On the colour of thermal noise in fluids

TL;DR

This paper investigates the spectral properties of thermal noise in fluids affecting Brownian particles, revealing that the noise's correlation characteristics differ from previous measurements and are described by hydrodynamic theory.

Contribution

It provides new insights into the correlation properties of thermal noise in fluids, challenging prior experimental findings and enhancing the understanding of Brownian motion.

Findings

Thermal noise exhibits different correlation properties than previously measured.

Hydrodynamic theory accurately describes the new noise characteristics.
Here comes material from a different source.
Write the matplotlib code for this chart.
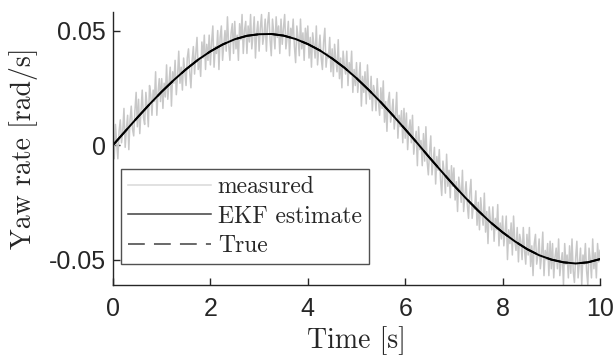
import numpy as np
import matplotlib
matplotlib.use("Agg")
import matplotlib.pyplot as plt
from matplotlib.ticker import FixedLocator, FixedFormatter

# ---- data (units of 1e-3 rad/s) ----
t_meas = np.linspace(0, 10, 401)
measured = np.array([
    4, -6, 9, 1, -6, 6, 11, 1, 6, 16, -1, 7, 13, -2, 11, 17, 7, 4, 15, 23,
    8, 20, 5, 15, 24, 12, 9, 23, 17, 8, 26, 22, 13, 24, 19, 32, 13, 23, 29, 19,
    29, 16, 27, 21, 35, 20, 27, 34, 17, 32, 27, 37, 22, 30, 41, 27, 34, 24, 38, 32,
    26, 38, 42, 32, 25, 37, 43, 31, 40, 47, 33, 38, 30, 45, 38, 48, 33, 44, 37, 48,
    35, 45, 52, 34, 43, 40, 50, 33, 47, 52, 37, 44, 50, 41, 56, 44, 37, 49, 53, 40,
    54, 42, 48, 37, 53, 46, 57, 40, 50, 54, 40, 52, 45, 57, 42, 48, 56, 38, 49, 54,
    41, 51, 57, 44, 48, 55, 41, 53, 58, 46, 39, 55, 49, 42, 56, 47, 52, 40, 55, 44,
    51, 57, 42, 47, 54, 39, 51, 47, 55, 43, 36, 52, 47, 39, 55, 42, 49, 37, 51, 44,
    52, 38, 47, 34, 49, 44, 38, 52, 35, 42, 48, 38, 33, 45, 51, 34, 40, 38, 47, 32,
    42, 30, 44, 37, 32, 46, 29, 38, 25, 41, 35, 31, 41, 26, 36, 31, 41, 23, 33, 26,
    36, 23, 29, 36, 17, 30, 23, 32, 18, 35, 24, 20, 30, 15, 26, 23, 15, 29, 19, 13,
    25, 16, 28, 10, 19, 6, 19, 23, 10, 14, 20, 7, 13, 23, 3, 13, 8, 15, 1, 16,
    3, 14, -2, 7, 11, 1, 13, -4, 2, 6, -9, 8, -2, 2, -9, 5, -7, 8, -7, -13,
    -3, 4, -13, -7, -1, -17, -5, -11, -2, -15, -22, -7, -12, -21, -4, -18, -11, -23, -9, -18,
    -10, -24, -16, -29, -14, -19, -25, -11, -29, -22, -16, -26, -32, -21, -15, -32, -26, -28, -20, -35,
    -25, -37, -23, -30, -35, -21, -38, -29, -43, -27, -33, -37, -27, -42, -32, -37, -26, -44, -34, -41,
    -31, -44, -38, -31, -50, -37, -43, -34, -48, -31, -42, -46, -36, -51, -39, -42, -50, -36, -46, -52,
    -39, -48, -36, -53, -44, -57, -43, -39, -52, -48, -41, -54, -48, -38, -57, -46, -50, -43, -57, -42,
    -54, -43, -58, -49, -45, -54, -41, -57, -51, -47, -61, -43, -52, -48, -58, -44, -56, -41, -55, -60,
    -49, -42, -58, -52, -45, -61, -48, -52, -43, -55, -61, -45, -50, -58, -41, -54, -47, -58, -43, -51,
    -46,
]) * 1e-3

t_est = np.linspace(0, 10, 41)
ekf_estimate = np.array([
    0.0, 6.0, 12.0, 17.8, 23.3, 28.4, 33.1, 37.3, 40.9, 43.9,
    46.2, 47.7, 48.4, 48.5, 47.8, 46.3, 44.1, 41.3, 37.8, 33.8,
    29.2, 24.1, 18.7, 12.9, 6.9, 0.8, -5.5, -11.6, -17.6, -23.3,
    -28.7, -33.7, -38.1, -42.0, -45.4, -48.1, -50.0, -51.2, -51.7, -51.2,
    -49.8,
]) * 1e-3
true_values = ekf_estimate.copy()

xticks = [0, 2, 4, 6, 8, 10]
xtick_labels = ["0", "2", "4", "6", "8", "10"]
yticks = [-0.05, 0, 0.05]
ytick_labels = ["-0.05", "0", "0.05"]

# ---- figure ----
fig = plt.figure(figsize=(6.14, 3.56), dpi=100)
ax = fig.add_axes([113 / 614, 1 - 285 / 356, 487 / 614, 273 / 356])

axcol = "#262626"
ax.plot(t_meas, measured, color="#c8c8c8", lw=1.1, label="measured")
ax.plot(t_est, ekf_estimate, color="black", lw=1.4, label="EKF estimate")
ax.plot(t_est, true_values, color="black", lw=1.4, ls=(0, (11, 6)), label="True")

ax.set_xlim(0, 10)
ax.set_ylim(-0.0611, 0.0581)
ax.xaxis.set_major_locator(FixedLocator(xticks))
ax.xaxis.set_major_formatter(FixedFormatter(xtick_labels))
ax.yaxis.set_major_locator(FixedLocator(yticks))
ax.yaxis.set_major_formatter(FixedFormatter(ytick_labels))

for s in ["top", "right"]:
    ax.spines[s].set_visible(False)
for s in ["left", "bottom"]:
    ax.spines[s].set_color(axcol)
    ax.spines[s].set_linewidth(1.0)

ax.tick_params(direction="in", length=5, width=1.0, colors=axcol, labelsize=18)
ax.tick_params(axis="x", pad=8.5)
ax.tick_params(axis="y", pad=5)
for lab in ax.get_xticklabels() + ax.get_yticklabels():
    lab.set_family("Liberation Sans")

serif = "cmr10"
ax.set_xlabel("Time [s]", family=serif, fontsize=20, color=axcol, labelpad=4)
ax.set_ylabel("Yaw rate [rad/s]", family=serif, fontsize=20, color=axcol, labelpad=8)

leg = ax.legend(loc="lower left", bbox_to_anchor=(0.0164, 0.077),
                prop={"family": serif, "size": 17}, frameon=True,
                fancybox=False, edgecolor=axcol, handlelength=3.5,
                borderaxespad=0, borderpad=0.3, labelspacing=0.3,
                handletextpad=0.3)
leg.get_frame().set_linewidth(1.0)
for txt in leg.get_texts():
    txt.set_color(axcol)
hs = leg.legend_handles
hs[0].set_color("#d8d8d8")
hs[1].set_color("#404040")
hs[1].set_linewidth(1.1)
hs[2].set_color("#404040")
hs[2].set_linewidth(1.1)

fig.savefig("out.png", dpi=100)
Results impact the interpretation of Brownian motion in fluids.

Abstract

In the paper by Franosch et al., Nature 478, 85 (2011), the positional fluctuations of Brownian microspheres in fluids were studied by confining the particles in an optical trap. Experimental access to short timescales has revealed a resonance peak in the spectrum of these fluctuations, in contrast to the commonly assumed overdamped motion. This work is also interesting as the first measurement of the "colour" of thermal noise driving the Brownian particles through collisions with the fluid molecules. The obtained results are described by the hydrodynamic theory of the Brownian motion in harmonic potentials. In the present work we show that the correlation properties of the thermal noise significantly differ from those determined in the discussed work.